Pinfloi. The endless river scende dal n.20 al n.30. The dark side of the moon precipita al n.90, The Wall addirittura esce dalla top 100. La primavera ha colpito duro.
Miglior vita. La percentuale di artisti in classifica già vicini a Dio è del 10% – gli album di Pino Daniele sono cinque: un’equa spartizione. In questi giorni ricorre il seiennale del quinquennale del decennale di Kurcobèin, e tra il documentario che ricorda lui e il documentario che ricorda Amy Winehouse, possiamo stare tranquilli che le prossime settimane ricorderemo un sacco di cose.
Sempre quelle.

5 Risposte a “TheClassifica 69. Provincia e negri”

  1. Forse il rock, quello liscio, alla fine piace ancora?

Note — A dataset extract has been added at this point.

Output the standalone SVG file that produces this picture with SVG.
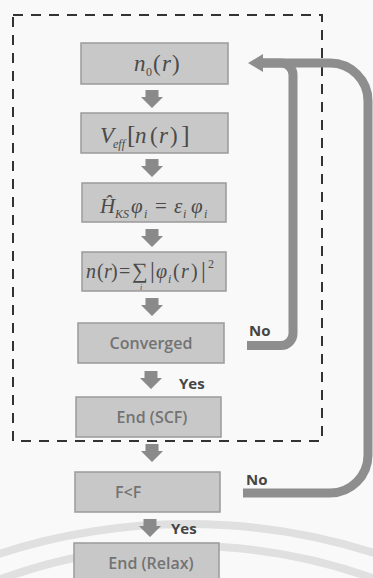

E chi fa rock in Italia ed ha un minimo di popolarità senza essere bolso?

    Poi boh, tu mi parli del fascino della Provincia, Lorenzo ci vuole passare i sabati sera, in Provincia, ed io che ci lavoro, in Provincia, forse non riesco a percepirne il fascino…

  2. (e che di gruppi rock non ce ne ha mai, mai dati)
    Non ne sono sicuro, Il Rovescio della Medaglia era rock, no ?
    Volendo si potrebbe considerare anche il resto della scena prog dell’epoca

    1. Non ho mai sentito così tanto parlare del Rovescio della Medaglia come a partire dagli anni 00. Nemmeno quando Zarrillo era una star, qualcuno lo citava mai. Negli anni 80, pur non essendo ancora passato al criticismo professionistico, mi impegnavo a leggere giornali musicali ovunque, e non ho mai nemmeno trovato il nome (a differenza de Il Volo) (quelli prog, prima che perdessero il dominio). Mi chiedo se ci sia stato a un certo punto qualche articolo su XL o su Musica! a rimettere il nome in circolo.